Hinsichtlich des zweiten Grades, nämlich der Verstellung, so folgt sie der Verschwiegenheit oftmals gezwungener Weise, so dass Derjenige, welcher verschwiegen sein will, in gewissem Maße Heuchler sein muss; denn die Menschen sind zu gewandt, um zu dulden, dass Jemand zwischen Beidem eine gleichgültige Haltung bewahre und verschwiegen sei, ohne die Wage nach einer Seite hin sinken zu lassen. Sie werden ihn so mit Fragen bestürmen und fortreißen, und es aus ihm herausklauben, dass er, falls er nicht in albernem Schweigen verharrt, eine Neigung irgendwohin verraten muss; wo nicht, so werden sie aus seinem Schweigen ebenso viel ernten als aus seinen Reden. Was Zweideutigkeiten und geheimnisvolle Andeutungen angeht, so können sie sich nicht lange halten: so dass Niemand verschwiegen sein kann, der sich nicht ein wenig Spielraum zur Verstellung erlaubt, die gleichsam das Gewand oder die Schleppe der Verschwiegenheit ist.

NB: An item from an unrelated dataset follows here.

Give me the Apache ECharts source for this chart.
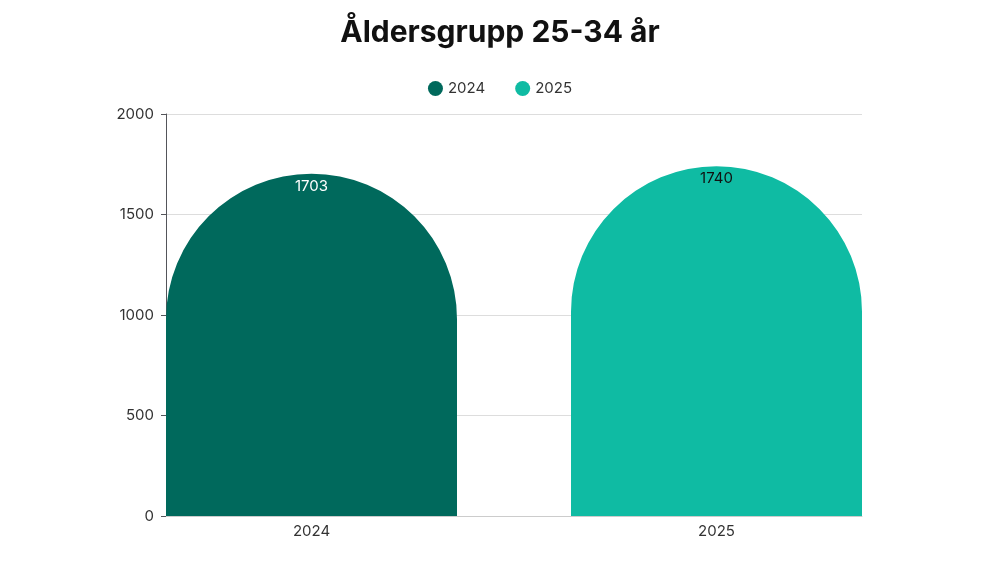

In Betreff des dritten Grades aber, des der Heuchelei und Scheinheiligkeit, so halte ich dieselben für sträflicher und weniger klug, es sei denn in sehr wichtigen und ungewöhnlichen Angelegenheiten; und deswegen ist die Gewohnheit der Heuchelei (die den höchsten Grad ausmacht) ein Laster, welches entweder aus natürlicher Falschheit oder Feigheit, oder aus einem Gemüt entspringt, das mit einigen Hauptfehlern behaftet ist, durch welche Jemand, um sich zu verbergen, zur Übung der Heuchelei auch in andern Dingen veranlasst wird, damit seine Fertigkeit nicht außer Gebrauch komme.

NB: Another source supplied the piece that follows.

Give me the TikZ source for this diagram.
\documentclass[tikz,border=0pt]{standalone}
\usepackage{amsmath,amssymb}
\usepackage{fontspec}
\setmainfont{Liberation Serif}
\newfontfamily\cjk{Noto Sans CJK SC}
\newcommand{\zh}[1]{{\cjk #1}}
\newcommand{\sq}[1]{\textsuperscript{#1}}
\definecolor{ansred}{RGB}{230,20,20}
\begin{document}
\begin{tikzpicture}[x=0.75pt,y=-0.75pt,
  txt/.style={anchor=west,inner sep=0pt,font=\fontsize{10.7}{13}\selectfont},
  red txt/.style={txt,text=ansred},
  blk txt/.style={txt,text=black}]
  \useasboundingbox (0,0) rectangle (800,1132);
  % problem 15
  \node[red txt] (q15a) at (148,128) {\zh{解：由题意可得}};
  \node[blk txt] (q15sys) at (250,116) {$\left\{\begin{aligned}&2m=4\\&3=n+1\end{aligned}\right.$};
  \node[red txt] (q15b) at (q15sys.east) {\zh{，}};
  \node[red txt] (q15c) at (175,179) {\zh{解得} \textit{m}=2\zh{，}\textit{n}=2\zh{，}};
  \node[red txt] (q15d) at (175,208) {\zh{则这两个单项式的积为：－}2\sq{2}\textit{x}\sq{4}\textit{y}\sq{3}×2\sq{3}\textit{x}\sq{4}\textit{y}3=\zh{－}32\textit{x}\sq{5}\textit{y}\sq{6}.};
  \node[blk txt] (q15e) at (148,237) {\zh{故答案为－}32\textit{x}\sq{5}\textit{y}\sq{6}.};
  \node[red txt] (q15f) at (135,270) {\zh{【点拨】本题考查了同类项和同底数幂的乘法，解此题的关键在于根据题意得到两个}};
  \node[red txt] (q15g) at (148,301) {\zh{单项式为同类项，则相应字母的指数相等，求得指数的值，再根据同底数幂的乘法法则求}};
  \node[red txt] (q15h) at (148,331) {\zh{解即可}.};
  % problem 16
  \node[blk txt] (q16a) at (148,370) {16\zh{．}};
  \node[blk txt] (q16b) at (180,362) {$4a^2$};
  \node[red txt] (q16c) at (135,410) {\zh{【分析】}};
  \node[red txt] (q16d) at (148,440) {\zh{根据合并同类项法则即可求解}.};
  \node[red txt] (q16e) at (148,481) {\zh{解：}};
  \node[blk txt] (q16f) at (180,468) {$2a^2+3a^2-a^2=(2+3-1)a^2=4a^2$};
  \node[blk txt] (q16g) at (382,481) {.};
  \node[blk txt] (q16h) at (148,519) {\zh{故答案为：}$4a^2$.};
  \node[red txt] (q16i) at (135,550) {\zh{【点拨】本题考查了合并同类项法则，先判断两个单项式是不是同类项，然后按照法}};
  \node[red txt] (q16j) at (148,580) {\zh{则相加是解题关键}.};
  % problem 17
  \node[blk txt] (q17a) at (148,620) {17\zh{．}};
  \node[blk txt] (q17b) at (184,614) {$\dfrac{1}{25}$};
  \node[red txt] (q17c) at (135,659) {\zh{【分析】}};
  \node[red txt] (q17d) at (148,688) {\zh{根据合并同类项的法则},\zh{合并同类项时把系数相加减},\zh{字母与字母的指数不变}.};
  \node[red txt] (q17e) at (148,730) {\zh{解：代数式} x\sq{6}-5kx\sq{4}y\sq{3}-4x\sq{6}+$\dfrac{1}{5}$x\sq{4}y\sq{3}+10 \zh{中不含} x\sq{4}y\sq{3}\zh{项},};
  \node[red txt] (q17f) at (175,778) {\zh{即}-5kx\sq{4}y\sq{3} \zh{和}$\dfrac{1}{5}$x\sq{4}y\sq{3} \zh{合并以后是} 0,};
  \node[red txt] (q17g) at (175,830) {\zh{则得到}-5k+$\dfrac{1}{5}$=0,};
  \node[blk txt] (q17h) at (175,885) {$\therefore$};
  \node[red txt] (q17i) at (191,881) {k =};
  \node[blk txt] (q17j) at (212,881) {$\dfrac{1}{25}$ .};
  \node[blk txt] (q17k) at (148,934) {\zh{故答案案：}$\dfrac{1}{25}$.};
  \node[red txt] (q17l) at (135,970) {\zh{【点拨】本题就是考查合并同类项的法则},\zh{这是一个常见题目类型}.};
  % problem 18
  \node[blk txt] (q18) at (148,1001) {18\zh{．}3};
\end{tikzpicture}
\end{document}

Die großen Vorteile der Verstellung sind dreifach: erstens, Einschläferung des Widerstandes, und Überraschung; denn wo Jemandes Absichten offenkundig sind, da werden sie zum Waffenruf an Alle, die ihnen entgegen stehen; zweitens, dass man sich einen offenen Rückzug bewahre, denn wenn sich Jemand durch eine unverhüllte Erklärung verbindlich gemacht hat, so muss er sie durchführen oder zu Falle kommen; drittens, dass man das Vorhaben eines Andern leichter durchschaue, denn gegenüber Jemandem, der sich erschließt, werden wir uns kaum als Widersacher zeigen, sondern ihn - gemächlich - fortfahren, und unsere Redefreiheit in Denkfreiheit umwandeln lassen. Und deshalb ist es ein recht arglistiges Sprichwort der Spanier; „Sage eine Lüge und entdecke eine Wahrheit“, als ob es gar kein anderes Mittel zur Entdeckung gäbe als Heuchelei. Es gibt auch dreierlei Nachteile, um das Gleichgewicht herzustellen: erstlich, dass Verstellung und Heuchelei gewöhnlich eine Furchtsamkeit zur Schau tragen, welche bei jedem Geschäft die Federn verdirbt, die den Pfeil geradeswegs ins Schwarze führen; zweitens, dass sie Viele in ihren Meinungen verwirren und stutzig machen, die sich Einem sonst angeschlossen hätten, so dass man fast einsam seinem eigenen Ziele zuschreiten

Der dritte und größte ist der, dass sie dem Menschen seine vornehmsten Werkzeuge zum Handeln rauben, nämlich Treue und Glauben. Die beste Mischung und Beschaffenheit besteht darin, einen Ruf und Namen für Offenherzigkeit, die Gewohnheit der Verschwiegenheit, rechtzeitige Übung der Verstellung, und die Macht zur Heuchelei zu besitzen, wo es kein anderes Mittel gibt.